Hacker News new | ask | show | jobs
by forapurpose 2997 days ago
Yes, I saw the same thing. Even when I've had people reviewing logs, I make the date prominent and train them to check it first. BVS's data is far more critical.

(I learned from a burnt hand: We engaged a non-technical but reliable user to check the daily backup log for errors and report any to us. One day we needed the backup and discovered it hadn't run at all for many weeks. Ouch. I asked the user; she said she indeed checked the logs daily and they were fine. She was right: She was seeing the log from the last backup, unchanged every day. My fault entirely, not hers: We should have anticipated the date problem, and we should have utilized someone technically literate enough to understand what they were reading - in this case, someone who would recognize an 'obvious' problem such as the numbers of files and bytes not changing. And we should have tested our backups more often, but that old lesson almost isn't worth mentioning.)

1 comments

Not that it will comfort you much but you are hardly alone in this. Bad backups, logging on the same servers as where access takes place and single points of failure in personnel are some of the most frequently occurring things I come across in my 'day job'.
Been there, done that.

I recently helped a company big enough that everyone here would recognize the name fix a lot of items around monitoring and logging after finding they were running an important production system in such a manner as to be essentially flying blind. Yeah, those fatal errors in the logs just might be important...

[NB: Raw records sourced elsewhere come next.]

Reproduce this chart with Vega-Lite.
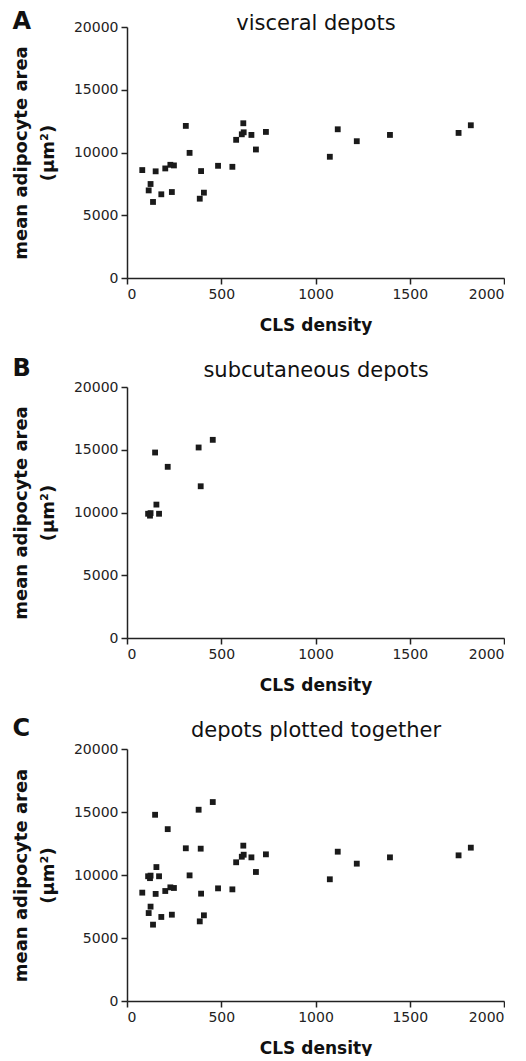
{
  "$schema": "https://vega.github.io/schema/vega-lite/v6.json",
  "padding": {"left": 12, "top": 10, "right": 0, "bottom": 0},
  "background": "white",
  "datasets": {
    "pts": [
      {"depot": "visceral", "cls": 81, "area": 8600},
      {"depot": "visceral", "cls": 152, "area": 8500},
      {"depot": "visceral", "cls": 203, "area": 8730},
      {"depot": "visceral", "cls": 230, "area": 9020},
      {"depot": "visceral", "cls": 249, "area": 8970},
      {"depot": "visceral", "cls": 125, "area": 7490},
      {"depot": "visceral", "cls": 115, "area": 6980},
      {"depot": "visceral", "cls": 182, "area": 6670},
      {"depot": "visceral", "cls": 238, "area": 6850},
      {"depot": "visceral", "cls": 138, "area": 6060},
      {"depot": "visceral", "cls": 312, "area": 12120},
      {"depot": "visceral", "cls": 332, "area": 9970},
      {"depot": "visceral", "cls": 393, "area": 8520},
      {"depot": "visceral", "cls": 408, "area": 6800},
      {"depot": "visceral", "cls": 386, "area": 6320},
      {"depot": "visceral", "cls": 483, "area": 8940},
      {"depot": "visceral", "cls": 559, "area": 8860},
      {"depot": "visceral", "cls": 579, "area": 11010},
      {"depot": "visceral", "cls": 609, "area": 11450},
      {"depot": "visceral", "cls": 619, "area": 11610},
      {"depot": "visceral", "cls": 617, "area": 12330},
      {"depot": "visceral", "cls": 660, "area": 11400},
      {"depot": "visceral", "cls": 684, "area": 10240},
      {"depot": "visceral", "cls": 737, "area": 11640},
      {"depot": "visceral", "cls": 1076, "area": 9660},
      {"depot": "visceral", "cls": 1118, "area": 11850},
      {"depot": "visceral", "cls": 1219, "area": 10900},
      {"depot": "visceral", "cls": 1395, "area": 11400},
      {"depot": "visceral", "cls": 1759, "area": 11560},
      {"depot": "visceral", "cls": 1824, "area": 12170},
      {"depot": "subcutaneous", "cls": 149, "area": 14780},
      {"depot": "subcutaneous", "cls": 216, "area": 13640},
      {"depot": "subcutaneous", "cls": 380, "area": 15180},
      {"depot": "subcutaneous", "cls": 455, "area": 15790},
      {"depot": "subcutaneous", "cls": 391, "area": 12090},
      {"depot": "subcutaneous", "cls": 156, "area": 10630},
      {"depot": "subcutaneous", "cls": 112, "area": 9900},
      {"depot": "subcutaneous", "cls": 122, "area": 9750},
      {"depot": "subcutaneous", "cls": 125, "area": 9950},
      {"depot": "subcutaneous", "cls": 170, "area": 9900}
    ]
  },
  "data": {"name": "pts"},
  "spacing": 24,
  "config": {
    "view": {"stroke": null},
    "axis": {
      "grid": false,
      "domainColor": "#222222",
      "tickColor": "#222222",
      "domainWidth": 1.5,
      "tickWidth": 1.5,
      "tickSize": 6,
      "labelFont": "DejaVu Sans",
      "labelFontSize": 14,
      "labelColor": "#222222",
      "labelPadding": 3,
      "titleFont": "DejaVu Sans",
      "titleFontWeight": "bold",
      "titleColor": "#111111"
    },
    "title": {"font": "DejaVu Sans", "fontSize": 24, "fontWeight": "bold", "color": "#111111", "anchor": "start", "frame": "bounds"}
  },
  "vconcat": [
    {
      "title": {"text": "A", "offset": -22},
      "width": 377,
      "height": 251,
      "transform": [{"filter": "datum.depot === 'visceral'"}],
      "layer": [
        {
          "mark": {"type": "square", "size": 34, "color": "#1a1a1a", "opacity": 1},
          "encoding": {
            "x": {"field": "cls", "type": "quantitative", "scale": {"domain": [0, 2000], "nice": false},
                  "axis": {"values": [0, 500, 1000, 1500, 2000], "format": "d", "title": "CLS density", "titleFontSize": 17, "titlePadding": 16}},
            "y": {"field": "area", "type": "quantitative", "scale": {"domain": [0, 20000], "nice": false},
                  "axis": {"values": [0, 5000, 10000, 15000, 20000], "format": "d", "title": ["mean adipocyte area", "(μm²)"], "titleFontSize": 18, "titleLineHeight": 27, "titlePadding": 16}}
          }
        },
        {
          "mark": {"type": "square", "opacity": 0},
          "encoding": {
            "x": {"field": "cls", "type": "quantitative",
                  "axis": {"orient": "top", "title": "visceral depots", "domain": false, "ticks": false, "labels": false, "titleFontSize": 21, "titleFontWeight": "normal", "titlePadding": -6}}
          }
        }
      ],
      "resolve": {"axis": {"x": "independent"}}
    },
    {
      "title": {"text": "B", "offset": -22},
      "width": 377,
      "height": 251,
      "transform": [{"filter": "datum.depot === 'subcutaneous'"}],
      "layer": [
        {
          "mark": {"type": "square", "size": 34, "color": "#1a1a1a", "opacity": 1},
          "encoding": {
            "x": {"field": "cls", "type": "quantitative", "scale": {"domain": [0, 2000], "nice": false},
                  "axis": {"values": [0, 500, 1000, 1500, 2000], "format": "d", "title": "CLS density", "titleFontSize": 17, "titlePadding": 16}},
            "y": {"field": "area", "type": "quantitative", "scale": {"domain": [0, 20000], "nice": false},
                  "axis": {"values": [0, 5000, 10000, 15000, 20000], "format": "d", "title": ["mean adipocyte area", "(μm²)"], "titleFontSize": 18, "titleLineHeight": 27, "titlePadding": 16}}
          }
        },
        {
          "mark": {"type": "square", "opacity": 0},
          "encoding": {
            "x": {"field": "cls", "type": "quantitative",
                  "axis": {"orient": "top", "title": "subcutaneous depots", "domain": false, "ticks": false, "labels": false, "titleFontSize": 21, "titleFontWeight": "normal", "titlePadding": 7}}
          }
        }
      ],
      "resolve": {"axis": {"x": "independent"}}
    },
    {
      "title": {"text": "C", "offset": -22},
      "width": 377,
      "height": 252,
      "layer": [
        {
          "mark": {"type": "square", "size": 34, "color": "#1a1a1a", "opacity": 1},
          "encoding": {
            "x": {"field": "cls", "type": "quantitative", "scale": {"domain": [0, 2000], "nice": false},
                  "axis": {"values": [0, 500, 1000, 1500, 2000], "format": "d", "title": "CLS density", "titleFontSize": 17, "titlePadding": 16}},
            "y": {"field": "area", "type": "quantitative", "scale": {"domain": [0, 20000], "nice": false},
                  "axis": {"values": [0, 5000, 10000, 15000, 20000], "format": "d", "title": ["mean adipocyte area", "(μm²)"], "titleFontSize": 18, "titleLineHeight": 27, "titlePadding": 16}}
          }
        },
        {
          "mark": {"type": "square", "opacity": 0},
          "encoding": {
            "x": {"field": "cls", "type": "quantitative",
                  "axis": {"orient": "top", "title": "depots plotted together", "domain": false, "ticks": false, "labels": false, "titleFontSize": 21, "titleFontWeight": "normal", "titlePadding": 9}}
          }
        }
      ],
      "resolve": {"axis": {"x": "independent"}}
    }
  ]
}
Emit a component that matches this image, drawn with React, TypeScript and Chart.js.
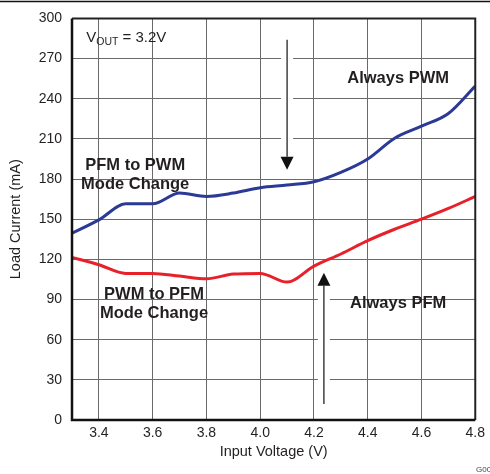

Thanks, and I know it well; that was an early lesson. Backups in particular are an amazing cesspool of problems for something so conceptually simple.
That's the thing that always bugs me, the vast majority of the items that I end up with on the todo list after a review would cost $0 or very little to get right.

Super frustrating. And you can't even rely on things staying fixed either, you have to review periodically or it will be back to square #1 within the year.

> the vast majority of the items that I end up with on the todo list after a review would cost $0 or very little to get right

Agreed, and I drive people crazy with my focus on those things. Thorough design and implementation (including testing) up front cost far less than correcting problems later, and they don't add the enormous cost of downtime and other failures.

But ... I've found that human beings, even serious professionals, have a capacity limit for details, and it's not very high; and if it's for an over-the-horizon risk, attention is very limited. That is my biggest constraint, editing down the details, organizing them, automating them, and making trade-offs to reduce them to a point where others don't throw up their hands. Also, it's hard to get the budget for that up front investment in what looks to others like obsessiveness (it's not; it's carefully considered ROI).

So when you show up for your review (I don't know exactly what you do, but I have an impression), 1,000 details might have been addressed but 50 overlooked. or 1,050 details might have been implemented but there was no capacity for the next 100 - resources ran out, something else came up, etc.

So I can see it both ways.

Good stuff, thank you, I can see there might be some way to get a process in place to avoid these relapses.